Wednesday 10
A Longue Durée History of the Cell
Chair: François Duchesneau
› 9:00 - 9:20 (20min)
› 002
Restricted individuality. Individuals and supra-individual order in German Naturphilosophie
Susanne Lettow  1@  
1 : Susanne Lettow  (SL)
private: Mussehlstrasse 21, 12101 Berlin -  Germany

Within the historiography of the cell theory the question of how the relation of primordial, elementary living beings to supra-individual orders has been conceived, has been widely discussed. In particular, the political articulations of the relations of individuals to a ‚higher order' have been scrutinized. With regard to theories that pre-dated the cell theory, Georges Canguilhem has compared Buffon's theory of ‚organic molecules' that form an organism by association to Lorenz Oken's hierarchical view that borrowed much from the Naturphilosophie of Friedrich Wilhelm Joseph Schelling. In my presentation I will discuss different articulations of the relation of living individuals to supra-individual orders within German Naturphilosophie.
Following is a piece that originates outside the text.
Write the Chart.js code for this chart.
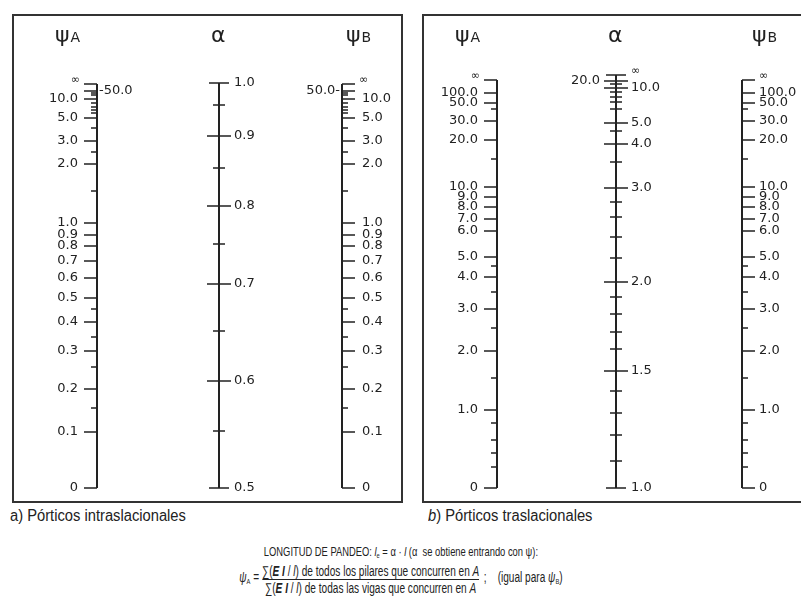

In addition to Oken, I will focus on Schelling and Carl Friedrich Kielmeyer who proposed a multi-level model of the integration of individuals to the ‚life of the species' and the ‚life of the organic world'. In contrast to Schelling and Oken who presupposed a homogeneous circular time, Kielmeyer conceived of an interaction of different forms of temporality. In addition, he avoided an overtly sexualisation of living beings whereas Schelling and Oken – albeit in different ways – were heavily preoccupied with sexual difference. Schelling's and Oken's understandings of sexual difference and temporality, I argue, contributed much to an epistemic fascination with ‘higher order' and the subordination of the individual – which in Schellings words is ‘contested' by Nature.